- [Task goal] Collect the lines of the entries where "this" shows up.

(Collected data entries)
## START

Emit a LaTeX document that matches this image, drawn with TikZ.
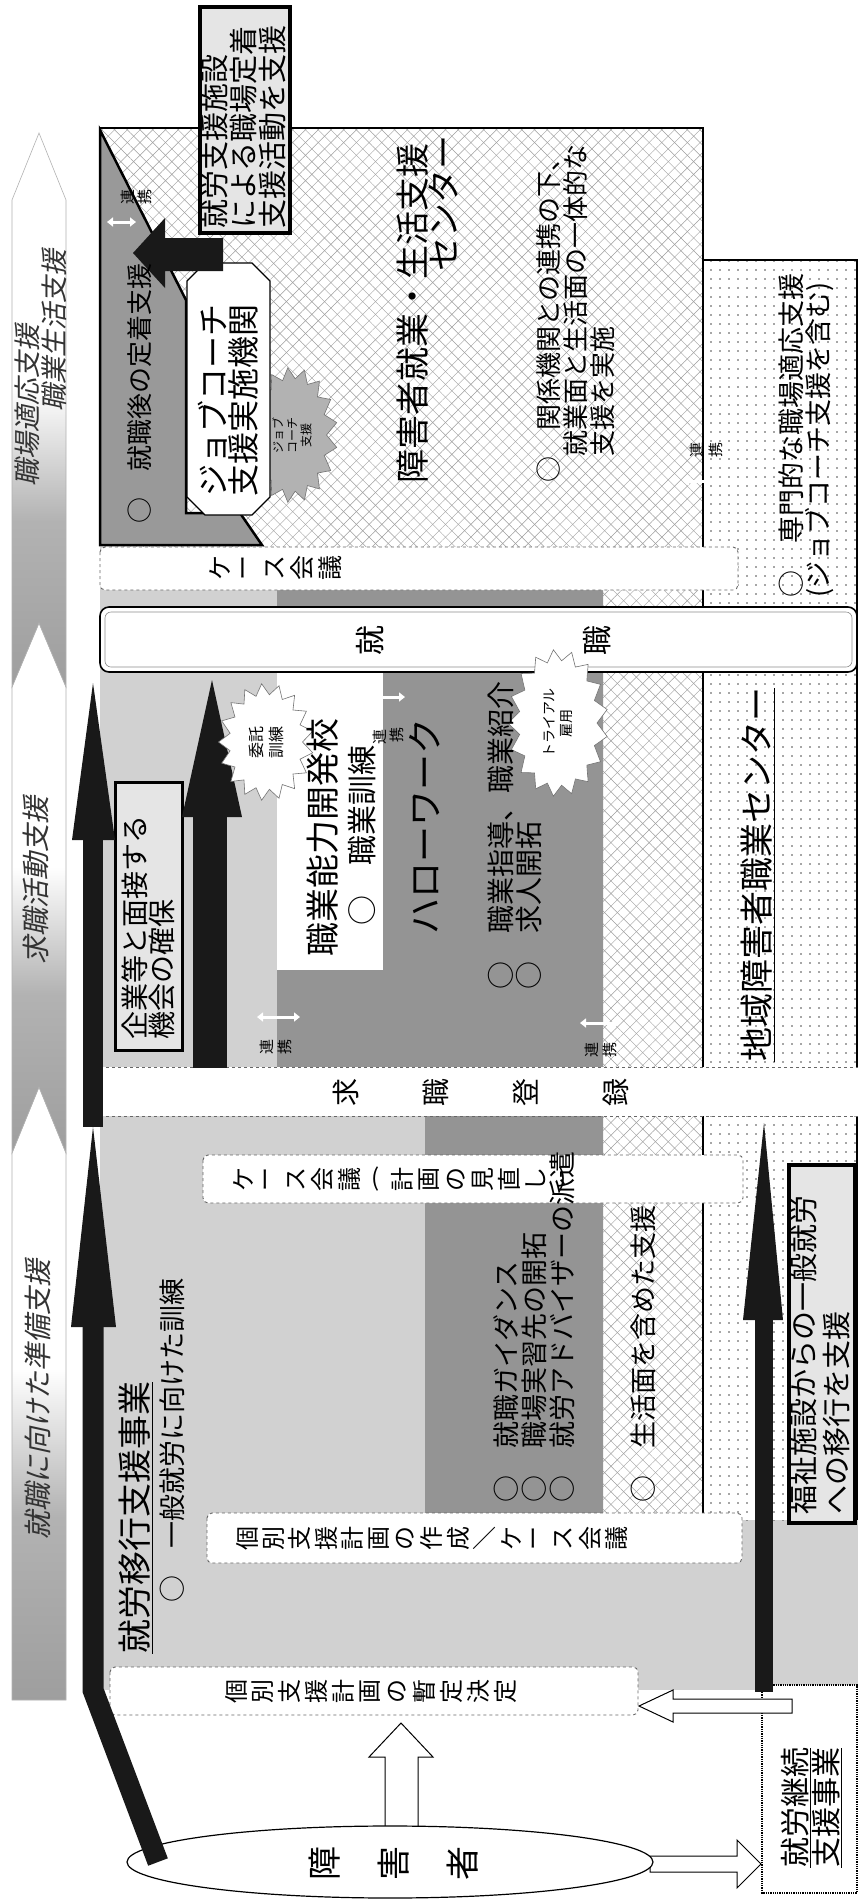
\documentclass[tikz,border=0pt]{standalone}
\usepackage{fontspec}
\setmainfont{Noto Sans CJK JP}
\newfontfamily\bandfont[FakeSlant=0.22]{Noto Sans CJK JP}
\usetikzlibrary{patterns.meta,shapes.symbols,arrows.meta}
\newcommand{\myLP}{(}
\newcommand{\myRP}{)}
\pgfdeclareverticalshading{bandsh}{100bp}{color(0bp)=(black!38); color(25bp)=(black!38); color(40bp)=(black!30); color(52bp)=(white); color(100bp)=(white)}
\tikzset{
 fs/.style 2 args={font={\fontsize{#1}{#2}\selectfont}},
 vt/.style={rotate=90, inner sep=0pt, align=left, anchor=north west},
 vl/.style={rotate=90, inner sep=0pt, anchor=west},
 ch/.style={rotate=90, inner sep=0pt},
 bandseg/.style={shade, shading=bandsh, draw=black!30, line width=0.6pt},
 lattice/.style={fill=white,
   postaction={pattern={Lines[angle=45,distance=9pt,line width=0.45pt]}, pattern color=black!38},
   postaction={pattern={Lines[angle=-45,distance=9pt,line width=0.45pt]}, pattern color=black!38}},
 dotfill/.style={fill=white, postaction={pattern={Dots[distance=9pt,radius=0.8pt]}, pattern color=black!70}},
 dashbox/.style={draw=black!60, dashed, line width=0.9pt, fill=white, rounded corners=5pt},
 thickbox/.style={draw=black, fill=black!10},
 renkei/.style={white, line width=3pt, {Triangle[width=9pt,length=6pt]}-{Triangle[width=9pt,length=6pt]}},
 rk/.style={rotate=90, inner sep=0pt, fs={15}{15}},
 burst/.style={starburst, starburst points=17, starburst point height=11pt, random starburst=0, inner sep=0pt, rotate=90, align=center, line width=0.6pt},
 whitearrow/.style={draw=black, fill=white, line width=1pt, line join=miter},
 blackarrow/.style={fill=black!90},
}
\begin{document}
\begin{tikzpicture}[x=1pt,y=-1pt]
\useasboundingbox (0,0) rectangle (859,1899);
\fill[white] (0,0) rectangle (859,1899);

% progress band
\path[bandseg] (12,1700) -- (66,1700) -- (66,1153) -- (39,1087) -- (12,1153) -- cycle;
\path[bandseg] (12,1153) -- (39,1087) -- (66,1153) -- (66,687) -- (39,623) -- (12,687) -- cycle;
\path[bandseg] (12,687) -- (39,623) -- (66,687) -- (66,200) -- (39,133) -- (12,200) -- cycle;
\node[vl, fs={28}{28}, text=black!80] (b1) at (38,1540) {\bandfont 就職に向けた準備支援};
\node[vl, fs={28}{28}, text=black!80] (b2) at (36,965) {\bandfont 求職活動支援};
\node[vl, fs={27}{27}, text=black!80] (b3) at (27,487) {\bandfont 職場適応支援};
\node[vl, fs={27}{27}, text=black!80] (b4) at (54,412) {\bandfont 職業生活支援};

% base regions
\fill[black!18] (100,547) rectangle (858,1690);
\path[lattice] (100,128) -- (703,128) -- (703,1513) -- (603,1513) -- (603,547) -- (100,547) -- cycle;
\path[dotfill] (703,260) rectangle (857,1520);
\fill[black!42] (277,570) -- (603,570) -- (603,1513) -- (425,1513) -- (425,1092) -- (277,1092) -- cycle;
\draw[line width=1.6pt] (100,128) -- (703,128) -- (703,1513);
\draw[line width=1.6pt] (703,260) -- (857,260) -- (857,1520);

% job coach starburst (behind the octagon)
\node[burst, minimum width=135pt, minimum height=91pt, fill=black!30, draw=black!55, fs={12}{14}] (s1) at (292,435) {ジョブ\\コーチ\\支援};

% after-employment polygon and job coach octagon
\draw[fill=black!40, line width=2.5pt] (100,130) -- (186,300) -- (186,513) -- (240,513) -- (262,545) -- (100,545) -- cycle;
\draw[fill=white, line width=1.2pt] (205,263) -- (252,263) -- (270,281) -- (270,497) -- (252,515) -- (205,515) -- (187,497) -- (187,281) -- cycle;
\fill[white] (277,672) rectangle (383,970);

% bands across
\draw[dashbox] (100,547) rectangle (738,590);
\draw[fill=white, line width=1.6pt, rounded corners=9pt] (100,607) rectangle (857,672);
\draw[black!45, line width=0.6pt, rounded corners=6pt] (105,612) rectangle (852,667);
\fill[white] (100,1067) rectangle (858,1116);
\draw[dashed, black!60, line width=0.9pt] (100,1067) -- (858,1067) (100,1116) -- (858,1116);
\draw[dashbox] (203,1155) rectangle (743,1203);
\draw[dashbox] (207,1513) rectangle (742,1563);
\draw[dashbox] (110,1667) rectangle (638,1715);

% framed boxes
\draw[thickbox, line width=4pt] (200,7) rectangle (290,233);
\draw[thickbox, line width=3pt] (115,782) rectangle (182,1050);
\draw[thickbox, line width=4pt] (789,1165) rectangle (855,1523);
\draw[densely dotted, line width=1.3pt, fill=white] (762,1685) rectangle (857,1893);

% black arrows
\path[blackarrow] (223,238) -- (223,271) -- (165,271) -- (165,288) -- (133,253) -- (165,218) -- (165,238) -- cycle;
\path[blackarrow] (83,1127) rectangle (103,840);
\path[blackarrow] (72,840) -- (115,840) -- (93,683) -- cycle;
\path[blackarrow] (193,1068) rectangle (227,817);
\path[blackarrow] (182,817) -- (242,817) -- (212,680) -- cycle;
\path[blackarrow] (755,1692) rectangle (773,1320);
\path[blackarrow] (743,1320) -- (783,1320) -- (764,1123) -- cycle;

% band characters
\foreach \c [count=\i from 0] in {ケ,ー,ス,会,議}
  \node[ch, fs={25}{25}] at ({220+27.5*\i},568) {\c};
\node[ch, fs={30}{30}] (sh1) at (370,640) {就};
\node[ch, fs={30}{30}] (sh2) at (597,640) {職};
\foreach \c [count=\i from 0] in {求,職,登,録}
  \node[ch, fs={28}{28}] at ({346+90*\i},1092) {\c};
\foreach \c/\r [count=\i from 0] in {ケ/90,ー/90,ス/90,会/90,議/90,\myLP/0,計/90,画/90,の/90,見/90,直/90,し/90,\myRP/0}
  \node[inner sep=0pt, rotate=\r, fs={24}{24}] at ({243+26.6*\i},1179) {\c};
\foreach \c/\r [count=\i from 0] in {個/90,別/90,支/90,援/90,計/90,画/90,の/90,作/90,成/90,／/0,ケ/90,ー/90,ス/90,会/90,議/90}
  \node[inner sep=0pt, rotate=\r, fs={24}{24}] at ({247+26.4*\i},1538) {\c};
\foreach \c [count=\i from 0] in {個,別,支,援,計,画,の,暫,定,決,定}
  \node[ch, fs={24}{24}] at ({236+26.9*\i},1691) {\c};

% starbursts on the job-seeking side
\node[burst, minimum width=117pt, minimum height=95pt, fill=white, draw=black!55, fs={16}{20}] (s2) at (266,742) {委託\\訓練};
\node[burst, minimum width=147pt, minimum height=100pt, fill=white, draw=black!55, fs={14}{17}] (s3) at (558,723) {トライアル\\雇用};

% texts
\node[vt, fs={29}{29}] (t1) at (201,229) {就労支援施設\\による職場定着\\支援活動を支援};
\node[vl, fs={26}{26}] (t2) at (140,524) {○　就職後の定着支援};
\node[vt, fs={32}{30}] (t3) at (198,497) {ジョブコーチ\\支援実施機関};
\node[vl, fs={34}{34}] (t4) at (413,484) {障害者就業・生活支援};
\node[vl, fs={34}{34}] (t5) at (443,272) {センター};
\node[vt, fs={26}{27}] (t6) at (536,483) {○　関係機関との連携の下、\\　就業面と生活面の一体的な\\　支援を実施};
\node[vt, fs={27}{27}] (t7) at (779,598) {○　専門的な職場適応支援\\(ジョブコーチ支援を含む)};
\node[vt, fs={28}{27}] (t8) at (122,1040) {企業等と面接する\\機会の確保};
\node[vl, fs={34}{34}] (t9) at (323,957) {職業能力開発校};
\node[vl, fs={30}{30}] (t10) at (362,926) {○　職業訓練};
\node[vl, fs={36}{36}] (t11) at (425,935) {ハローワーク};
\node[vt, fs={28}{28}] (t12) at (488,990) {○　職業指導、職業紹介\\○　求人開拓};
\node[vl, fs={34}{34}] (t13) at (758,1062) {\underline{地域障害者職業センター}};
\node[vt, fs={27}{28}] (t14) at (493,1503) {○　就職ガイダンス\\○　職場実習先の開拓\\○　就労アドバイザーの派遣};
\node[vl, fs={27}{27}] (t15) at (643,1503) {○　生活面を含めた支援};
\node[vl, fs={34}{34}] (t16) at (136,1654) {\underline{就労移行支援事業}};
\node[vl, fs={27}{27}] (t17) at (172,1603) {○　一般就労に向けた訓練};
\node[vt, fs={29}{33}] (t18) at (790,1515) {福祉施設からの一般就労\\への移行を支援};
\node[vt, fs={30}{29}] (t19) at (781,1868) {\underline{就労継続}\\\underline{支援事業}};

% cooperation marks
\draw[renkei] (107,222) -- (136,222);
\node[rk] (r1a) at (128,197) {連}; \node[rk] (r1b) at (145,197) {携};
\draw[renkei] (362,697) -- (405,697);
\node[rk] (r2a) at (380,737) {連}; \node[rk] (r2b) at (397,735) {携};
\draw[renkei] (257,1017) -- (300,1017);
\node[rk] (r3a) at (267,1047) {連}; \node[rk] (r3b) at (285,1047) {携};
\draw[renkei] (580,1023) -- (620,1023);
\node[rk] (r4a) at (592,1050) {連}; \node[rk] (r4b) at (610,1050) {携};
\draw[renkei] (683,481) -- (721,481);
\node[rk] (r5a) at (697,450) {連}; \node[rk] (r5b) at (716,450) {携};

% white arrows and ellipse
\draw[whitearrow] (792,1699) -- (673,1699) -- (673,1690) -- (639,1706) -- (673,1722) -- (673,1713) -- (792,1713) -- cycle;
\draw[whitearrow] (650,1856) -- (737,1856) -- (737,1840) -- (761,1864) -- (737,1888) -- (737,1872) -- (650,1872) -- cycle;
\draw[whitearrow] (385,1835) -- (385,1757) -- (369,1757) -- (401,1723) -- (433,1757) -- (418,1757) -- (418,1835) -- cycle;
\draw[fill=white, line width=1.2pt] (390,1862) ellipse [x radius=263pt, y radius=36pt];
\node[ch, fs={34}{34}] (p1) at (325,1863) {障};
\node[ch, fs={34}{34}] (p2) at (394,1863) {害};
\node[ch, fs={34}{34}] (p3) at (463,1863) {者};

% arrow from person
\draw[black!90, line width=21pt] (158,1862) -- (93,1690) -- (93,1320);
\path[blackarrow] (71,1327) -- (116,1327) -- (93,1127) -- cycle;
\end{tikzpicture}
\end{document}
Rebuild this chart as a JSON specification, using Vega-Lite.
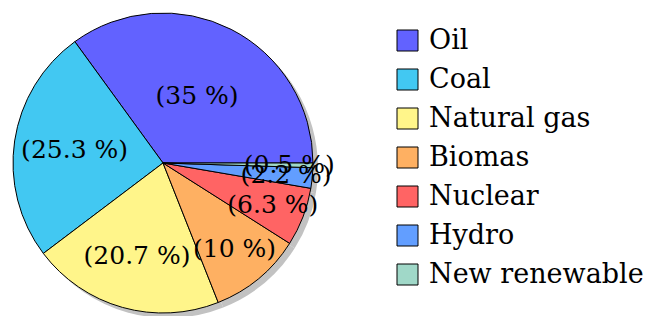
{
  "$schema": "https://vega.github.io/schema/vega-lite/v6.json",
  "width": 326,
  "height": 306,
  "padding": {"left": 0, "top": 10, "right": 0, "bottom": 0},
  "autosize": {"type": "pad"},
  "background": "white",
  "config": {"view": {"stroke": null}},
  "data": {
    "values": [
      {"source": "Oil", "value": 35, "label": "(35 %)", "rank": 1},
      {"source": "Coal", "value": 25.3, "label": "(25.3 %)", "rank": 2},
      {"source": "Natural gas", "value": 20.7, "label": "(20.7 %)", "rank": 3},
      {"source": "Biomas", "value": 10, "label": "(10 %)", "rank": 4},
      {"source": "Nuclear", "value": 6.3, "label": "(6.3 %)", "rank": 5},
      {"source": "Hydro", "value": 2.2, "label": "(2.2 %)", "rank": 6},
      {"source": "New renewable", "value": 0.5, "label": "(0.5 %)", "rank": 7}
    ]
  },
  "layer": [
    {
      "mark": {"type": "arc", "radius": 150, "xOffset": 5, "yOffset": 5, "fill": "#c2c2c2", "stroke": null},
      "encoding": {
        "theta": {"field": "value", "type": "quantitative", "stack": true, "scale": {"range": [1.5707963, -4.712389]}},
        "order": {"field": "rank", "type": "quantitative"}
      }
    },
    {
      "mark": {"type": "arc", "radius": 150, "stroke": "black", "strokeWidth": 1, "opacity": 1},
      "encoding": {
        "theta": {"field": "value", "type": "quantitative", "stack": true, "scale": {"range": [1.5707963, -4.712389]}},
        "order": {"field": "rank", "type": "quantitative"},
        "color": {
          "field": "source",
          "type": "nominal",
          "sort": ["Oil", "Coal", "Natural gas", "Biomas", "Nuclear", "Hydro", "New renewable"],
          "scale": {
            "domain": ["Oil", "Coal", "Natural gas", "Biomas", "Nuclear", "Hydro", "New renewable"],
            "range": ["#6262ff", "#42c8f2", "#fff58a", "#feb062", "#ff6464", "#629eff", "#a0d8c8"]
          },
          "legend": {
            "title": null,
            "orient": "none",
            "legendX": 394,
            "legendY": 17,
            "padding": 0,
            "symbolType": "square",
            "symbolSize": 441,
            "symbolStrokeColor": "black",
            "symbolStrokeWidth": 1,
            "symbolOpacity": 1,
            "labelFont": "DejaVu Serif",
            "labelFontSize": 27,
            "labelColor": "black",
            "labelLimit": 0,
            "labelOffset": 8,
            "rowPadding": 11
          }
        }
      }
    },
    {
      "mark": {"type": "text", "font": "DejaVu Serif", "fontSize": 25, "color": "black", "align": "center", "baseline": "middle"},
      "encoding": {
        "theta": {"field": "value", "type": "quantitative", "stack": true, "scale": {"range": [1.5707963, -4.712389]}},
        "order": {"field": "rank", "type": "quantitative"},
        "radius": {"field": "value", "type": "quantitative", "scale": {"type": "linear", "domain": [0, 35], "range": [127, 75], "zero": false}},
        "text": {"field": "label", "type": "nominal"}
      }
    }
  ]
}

## END

- [Reply]
Emit a LaTeX document that matches this image, drawn with TikZ.
Rebuild this chart as a JSON specification, using Vega-Lite.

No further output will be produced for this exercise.